Social Democracy in the Making: Political & Religious Roots of European Socialism
Yale University Press, 2019, xiv + 578 pp., hbk, £25.
Gary Dorrien’s new book seeks to trace the protean complexity of social democratic thought from the nineteenth century through to the middle of the twentieth. The book provides a timely genealogy. After several decades of dominant neoliberal economic policy, recently western politics has witnessed a reactionary surge of populism in varied forms. While the right-wing populism of Brexit and Trump has dominated the picture in the Anglo-American media, there are also countervailing populist streams on the left. In the Anglo-American sphere, Bernie Sanders and Jeremy Corbyn have been among the most high-profile advocates of democratic socialist politics, rehabilitating socialist political activism and drawing fervent support in certain quarters, especially among young voters who will have no living memory of anything like the kind of society either of these politicians envisage.
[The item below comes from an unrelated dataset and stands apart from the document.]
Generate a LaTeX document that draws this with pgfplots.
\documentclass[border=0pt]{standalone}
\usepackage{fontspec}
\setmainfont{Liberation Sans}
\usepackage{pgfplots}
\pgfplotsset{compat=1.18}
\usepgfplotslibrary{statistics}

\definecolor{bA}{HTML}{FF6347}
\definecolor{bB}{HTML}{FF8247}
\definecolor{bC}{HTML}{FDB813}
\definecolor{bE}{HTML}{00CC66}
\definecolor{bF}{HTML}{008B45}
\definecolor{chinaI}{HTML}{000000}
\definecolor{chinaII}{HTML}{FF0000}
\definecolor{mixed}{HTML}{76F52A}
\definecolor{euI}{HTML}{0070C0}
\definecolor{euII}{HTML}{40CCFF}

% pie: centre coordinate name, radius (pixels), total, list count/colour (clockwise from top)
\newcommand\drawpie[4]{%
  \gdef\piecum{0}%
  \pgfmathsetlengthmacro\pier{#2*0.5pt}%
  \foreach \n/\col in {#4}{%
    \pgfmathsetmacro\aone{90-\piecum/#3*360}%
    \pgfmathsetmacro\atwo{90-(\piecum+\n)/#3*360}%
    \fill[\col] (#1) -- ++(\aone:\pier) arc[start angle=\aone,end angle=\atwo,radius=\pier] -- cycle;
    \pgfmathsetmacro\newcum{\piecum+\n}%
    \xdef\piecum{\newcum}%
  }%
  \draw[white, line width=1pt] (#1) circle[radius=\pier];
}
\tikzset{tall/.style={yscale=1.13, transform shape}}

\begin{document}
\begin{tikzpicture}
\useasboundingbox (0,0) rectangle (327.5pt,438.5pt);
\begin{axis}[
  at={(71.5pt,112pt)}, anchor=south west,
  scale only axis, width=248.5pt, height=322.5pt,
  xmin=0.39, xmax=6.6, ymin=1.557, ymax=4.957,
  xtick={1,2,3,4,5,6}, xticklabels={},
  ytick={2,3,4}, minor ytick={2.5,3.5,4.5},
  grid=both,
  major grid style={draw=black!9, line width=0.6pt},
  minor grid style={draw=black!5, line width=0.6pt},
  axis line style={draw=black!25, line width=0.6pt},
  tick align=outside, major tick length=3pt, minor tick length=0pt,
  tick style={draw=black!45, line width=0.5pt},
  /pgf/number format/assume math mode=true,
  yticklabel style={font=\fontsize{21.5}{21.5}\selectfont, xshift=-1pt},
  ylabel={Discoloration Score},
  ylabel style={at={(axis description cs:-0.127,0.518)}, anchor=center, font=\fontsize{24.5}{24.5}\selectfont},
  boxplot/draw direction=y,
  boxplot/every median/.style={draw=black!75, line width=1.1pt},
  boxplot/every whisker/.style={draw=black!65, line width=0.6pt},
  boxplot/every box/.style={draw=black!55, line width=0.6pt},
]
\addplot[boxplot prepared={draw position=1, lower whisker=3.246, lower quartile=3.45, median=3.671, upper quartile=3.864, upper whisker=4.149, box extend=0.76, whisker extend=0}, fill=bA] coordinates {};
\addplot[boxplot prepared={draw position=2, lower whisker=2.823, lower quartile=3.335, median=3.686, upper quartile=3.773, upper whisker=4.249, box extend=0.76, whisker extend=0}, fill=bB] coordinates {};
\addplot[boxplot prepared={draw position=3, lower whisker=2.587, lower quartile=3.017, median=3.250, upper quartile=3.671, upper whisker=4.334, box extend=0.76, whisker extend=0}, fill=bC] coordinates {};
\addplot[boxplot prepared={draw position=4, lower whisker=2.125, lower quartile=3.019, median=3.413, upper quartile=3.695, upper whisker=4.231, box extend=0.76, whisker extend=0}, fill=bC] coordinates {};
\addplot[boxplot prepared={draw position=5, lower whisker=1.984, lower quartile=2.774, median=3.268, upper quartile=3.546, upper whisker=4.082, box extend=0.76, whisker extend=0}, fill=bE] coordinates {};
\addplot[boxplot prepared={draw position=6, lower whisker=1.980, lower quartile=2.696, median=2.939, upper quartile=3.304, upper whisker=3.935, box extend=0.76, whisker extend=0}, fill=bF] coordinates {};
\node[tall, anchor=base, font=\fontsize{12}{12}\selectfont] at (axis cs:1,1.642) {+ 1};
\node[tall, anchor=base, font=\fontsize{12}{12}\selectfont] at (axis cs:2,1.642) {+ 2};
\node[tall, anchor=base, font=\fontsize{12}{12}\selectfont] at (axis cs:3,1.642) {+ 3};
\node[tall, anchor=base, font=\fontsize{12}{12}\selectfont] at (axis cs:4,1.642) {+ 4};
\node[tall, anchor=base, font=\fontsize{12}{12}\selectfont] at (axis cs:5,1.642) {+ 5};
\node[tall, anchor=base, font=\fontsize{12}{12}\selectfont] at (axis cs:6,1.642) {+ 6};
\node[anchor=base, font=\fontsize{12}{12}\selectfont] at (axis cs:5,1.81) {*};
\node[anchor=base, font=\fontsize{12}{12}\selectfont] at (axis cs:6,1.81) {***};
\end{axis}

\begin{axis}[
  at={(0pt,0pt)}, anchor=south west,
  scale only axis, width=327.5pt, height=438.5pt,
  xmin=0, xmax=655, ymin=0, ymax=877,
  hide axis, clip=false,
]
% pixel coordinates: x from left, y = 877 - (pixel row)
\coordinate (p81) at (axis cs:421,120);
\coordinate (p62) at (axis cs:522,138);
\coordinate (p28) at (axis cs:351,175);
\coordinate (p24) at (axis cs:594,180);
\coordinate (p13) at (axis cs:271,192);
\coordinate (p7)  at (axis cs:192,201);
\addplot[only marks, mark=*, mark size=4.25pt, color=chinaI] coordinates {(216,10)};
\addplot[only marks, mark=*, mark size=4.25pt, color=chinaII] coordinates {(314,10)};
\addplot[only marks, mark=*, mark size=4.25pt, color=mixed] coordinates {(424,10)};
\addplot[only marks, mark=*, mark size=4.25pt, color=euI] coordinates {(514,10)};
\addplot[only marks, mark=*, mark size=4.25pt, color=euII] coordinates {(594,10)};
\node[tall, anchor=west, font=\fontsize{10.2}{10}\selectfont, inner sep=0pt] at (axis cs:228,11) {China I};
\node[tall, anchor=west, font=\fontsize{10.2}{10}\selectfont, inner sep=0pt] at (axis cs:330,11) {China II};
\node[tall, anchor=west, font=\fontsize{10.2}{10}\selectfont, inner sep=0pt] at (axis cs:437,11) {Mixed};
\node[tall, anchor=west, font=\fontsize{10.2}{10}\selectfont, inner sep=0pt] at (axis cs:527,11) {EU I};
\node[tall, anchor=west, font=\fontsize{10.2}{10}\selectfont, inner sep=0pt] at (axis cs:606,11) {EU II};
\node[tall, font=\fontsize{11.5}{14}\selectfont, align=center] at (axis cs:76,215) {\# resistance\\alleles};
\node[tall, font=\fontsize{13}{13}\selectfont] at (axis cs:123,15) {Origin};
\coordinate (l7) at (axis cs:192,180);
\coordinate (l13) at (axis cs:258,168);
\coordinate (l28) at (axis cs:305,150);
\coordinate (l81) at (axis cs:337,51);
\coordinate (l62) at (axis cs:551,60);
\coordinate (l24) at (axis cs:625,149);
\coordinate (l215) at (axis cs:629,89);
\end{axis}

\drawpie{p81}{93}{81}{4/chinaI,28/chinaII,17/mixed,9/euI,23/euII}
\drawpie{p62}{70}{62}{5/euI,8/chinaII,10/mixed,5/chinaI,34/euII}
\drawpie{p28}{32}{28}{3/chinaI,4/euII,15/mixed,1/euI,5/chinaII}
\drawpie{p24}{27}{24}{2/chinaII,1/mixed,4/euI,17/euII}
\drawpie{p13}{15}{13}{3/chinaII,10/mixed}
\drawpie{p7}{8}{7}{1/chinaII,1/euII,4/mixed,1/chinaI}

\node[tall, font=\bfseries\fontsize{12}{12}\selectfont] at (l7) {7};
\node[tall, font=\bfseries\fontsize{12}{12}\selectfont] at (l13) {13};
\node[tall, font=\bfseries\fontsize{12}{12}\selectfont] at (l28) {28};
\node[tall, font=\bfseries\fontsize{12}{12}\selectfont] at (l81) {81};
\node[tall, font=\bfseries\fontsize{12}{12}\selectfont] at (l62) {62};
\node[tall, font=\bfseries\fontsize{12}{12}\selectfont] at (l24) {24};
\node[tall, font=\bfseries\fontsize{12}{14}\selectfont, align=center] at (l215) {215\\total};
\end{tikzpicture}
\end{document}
Yet, while ‘socialism’ has re-entered the popular political lexicon, it is an ill-defined, barely-understood, and much maligned phenomenon. The US Senator Paul Rand’s risible new book The Case Against Socialism (Broadside Books, 2019) is the latest missive in a concerted, conservative assault against socialism painted with the most unrepresentative, reductive and distorted of polemical brushstrokes. For those who really wish to understand the rich tapestry of the social democratic tradition, Dorrien’s work provides a compelling, textured, nuanced and frankly honest appraisal, full of wit, insight and erudition.